Disability is often perceived as a constraint that restricts the expression of a person. But the engaging choreography of Chilean Isabel Croxatto and her group of dancers demonstrates that disability can in fact be beautiful. When the disabled accept and learn to surmount these limitations, their disability can become a source of creative expression. They can transform hopelessness and misery into joy and happiness.
Using specially designed prosthetics and bindings, the dancers led by Isabel Croxatto deliberately appeared on stage with various kinds of disabilities – blind, deaf, crippled, mutilated, deformed, paraplegic, spastic and acromegalic.
Their performance entitled ‘Passengers of the Body’ (Pasajeros del Cuerpo) was held at Wisma Kebudayaan SGM, Kuala Lumpur on February 26 and 27, 2006, jointly organised by the Embassy of Chile and SGM.

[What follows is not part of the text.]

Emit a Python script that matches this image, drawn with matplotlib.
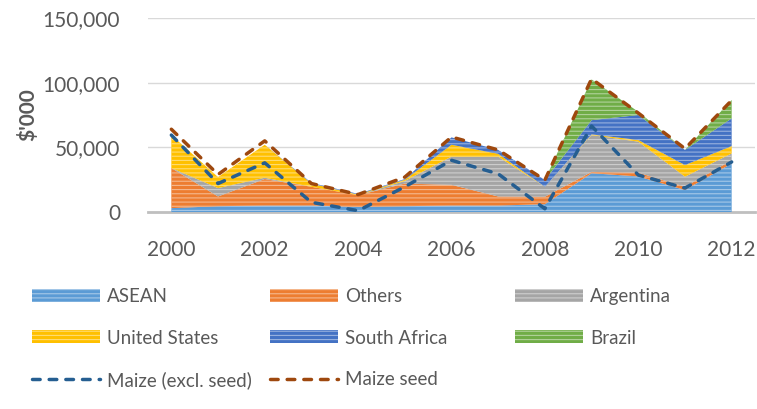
import numpy as np
import matplotlib
matplotlib.use("Agg")
import matplotlib.pyplot as plt
from matplotlib.patches import Patch
from matplotlib.lines import Line2D
from matplotlib.colors import to_rgb

# ---- data (values in $'000) ----
years = list(range(2000, 2013))
asean = [3000, 4500, 5000, 5000, 4000, 4500, 5000, 5000, 6000, 30000, 27500, 17000, 37500]
others = [31000, 7500, 20500, 14500, 9000, 17500, 16000, 7000, 5800, 1000, 2900, 2500, 2500]
argentina = [0, 6500, 1000, 0, 0, 2000, 21800, 30800, 7700, 28500, 24000, 7800, 5300]
united_states = [25500, 8500, 25500, 2500, 500, 1000, 9200, 2200, 0, 500, 1300, 9000, 5700]
south_africa = [0, 0, 0, 500, 500, 500, 5700, 3000, 5200, 11000, 19300, 11700, 21400]
brazil = [0, 0, 0, 0, 0, 0, 0, 0, 0, 31500, 2500, 0, 14200]
maize_excl_seed = [59500, 22000, 38000, 7500, 1000, 19500, 40000, 29500, 2500, 66500, 28600, 18500, 38700]
maize_seed = [64000, 29000, 55000, 22000, 13500, 27000, 58000, 48000, 24700, 103000, 76500, 49000, 86300]

series_names = ["ASEAN", "Others", "Argentina", "United States", "South Africa", "Brazil"]
series_vals = [asean, others, argentina, united_states, south_africa, brazil]
series_colors = ["#5B9BD5", "#ED7D31", "#A5A5A5", "#FFC000", "#4472C4", "#70AD47"]
line_names = ["Maize (excl. seed)", "Maize seed"]
line_vals = [maize_excl_seed, maize_seed]
line_colors = ["#255E91", "#9E480E"]

FONT = "Lato"
TXT = "#595959"
HATCH = "----"   # ~24 stripes per inch -> Excel-like horizontal stripe pattern
DASH = (2.2, 2.6)


def lighten(c, f=0.45):
    r, g, b = to_rgb(c)
    return (r + (1 - r) * f, g + (1 - g) * f, b + (1 - b) * f)


plt.rcParams["font.family"] = [FONT, "DejaVu Sans"]
plt.rcParams["hatch.linewidth"] = 0.8

fig = plt.figure(figsize=(7.57, 4.09), dpi=100)
ax = fig.add_axes([148 / 757, 197 / 409, 607 / 757, 194 / 409])

x = np.arange(len(years))
base = np.zeros(len(years))
for name, vals, col in zip(series_names, series_vals, series_colors):
    top = base + np.array(vals)
    ax.fill_between(x, base, top, facecolor=col, edgecolor=lighten(col),
                    hatch=HATCH, linewidth=0, zorder=2)
    base = top

for name, vals, col in zip(line_names, line_vals, line_colors):
    ax.plot(x, vals, color=col, linewidth=2.5, dashes=DASH,
            dash_capstyle="round", zorder=3)

ax.set_xlim(-0.5, len(years) - 0.5)
ax.set_ylim(0, 150000)
ax.set_yticks([0, 50000, 100000, 150000])
ax.set_yticklabels([f"{v:,}" for v in [0, 50000, 100000, 150000]])
ax.set_xticks(x[::2])
ax.set_xticklabels([str(y) for y in years[::2]])
ax.tick_params(axis="both", length=0, labelsize=15, labelcolor=TXT)
ax.tick_params(axis="y", pad=20)
ax.tick_params(axis="x", pad=20)
ax.grid(axis="y", color="#D9D9D9", linewidth=1.0, zorder=0)
ax.set_axisbelow(True)
for s in ["top", "right", "left"]:
    ax.spines[s].set_visible(False)
ax.spines["bottom"].set_color("#BFBFBF")
ax.spines["bottom"].set_linewidth(2.0)
ax.spines["bottom"].set_zorder(1)

ax.set_ylabel("$'000", fontsize=15, fontweight="bold", color=TXT)
ax.yaxis.set_label_coords(-(148 - 38) / 607, 0.5)

# legend: three columns placed like Excel's equal-width legend
patches = [Patch(facecolor=c, edgecolor=lighten(c), hatch="----", linewidth=0)
           for c in series_colors]
lines = [Line2D([], [], color=c, linewidth=2.5, dashes=DASH, dash_capstyle="round")
         for c in line_colors]
columns = [
    ([patches[0], patches[3], lines[0]], [series_names[0], series_names[3], line_names[0]]),
    ([patches[1], patches[4], lines[1]], [series_names[1], series_names[4], line_names[1]]),
    ([patches[2], patches[5]], [series_names[2], series_names[5]]),
]
col_x = [32, 270, 515]
for (h, l), cx in zip(columns, col_x):
    leg = fig.legend(h, l, loc="upper left", bbox_to_anchor=(cx / 757, 1 - 288 / 409),
                     frameon=False, fontsize=13.5, borderpad=0, borderaxespad=0,
                     handlelength=3.63, handleheight=0.69, handletextpad=0.37,
                     labelspacing=1.31)
    for t in leg.get_texts():
        t.set_color(TXT)

fig.savefig("out.png", dpi=100)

The choreography, the custom-made music with unique ‘sounds’ for each kind of disability and dynamic visual backgrounds provided by a LCD projector blended very well together to evoke an emotive response from the audience.
In the beginning, the audience were made to ‘feel’ the discomfort, frustration and loneliness of the disabled as they grappled and came to terms with their disabilities. Then, as the performance progressed, each dancer gradually displayed unique movements created by his or her own physical limitations. Gaining confidence of their own expression, the ‘disabled’ found ways to support each other although they themselves were faced with difficulties. More importantly, they began to discover joy and the ability to love and support one another. The moment of liberation – the finale – came when the dancers appeared on stage again but this time without the bindings and prosthetics. Their unified movement symbolised their transcendence over physical limitations, and a ‘new life’ of triumph and freedom.
Essentially, Ms Croxatto hopes to convey the idea that, “We are all only ‘passengers of the body’. We manifest our life through our bodies, no matter what form or condition they are in. When you have something to say or express, you will always find your way of doing it.”
The performance is also revealing in how it shows that we are all ‘disabled’ in our own ways – the difference is whether or not it is physically visible. In the end, it is up to each of us to accept and overcome this ‘disability’. Choosing to do so will enable us to see our ‘disability’ as a source of growth, a process that enriches ourselves and all those around us.
The Isabel Croxatto Dance Company was established in 1993, and includes emerging talents and established dancers from the National Chilean Ballet and the Ballet of Santiago. They have performed in the major theatres of Santiago, Chile as well as in various international festivals in Mexico, Brazil, Spain, Venezuela and Portugal and Finland. This is the dance troupe’s first visit to Malaysia.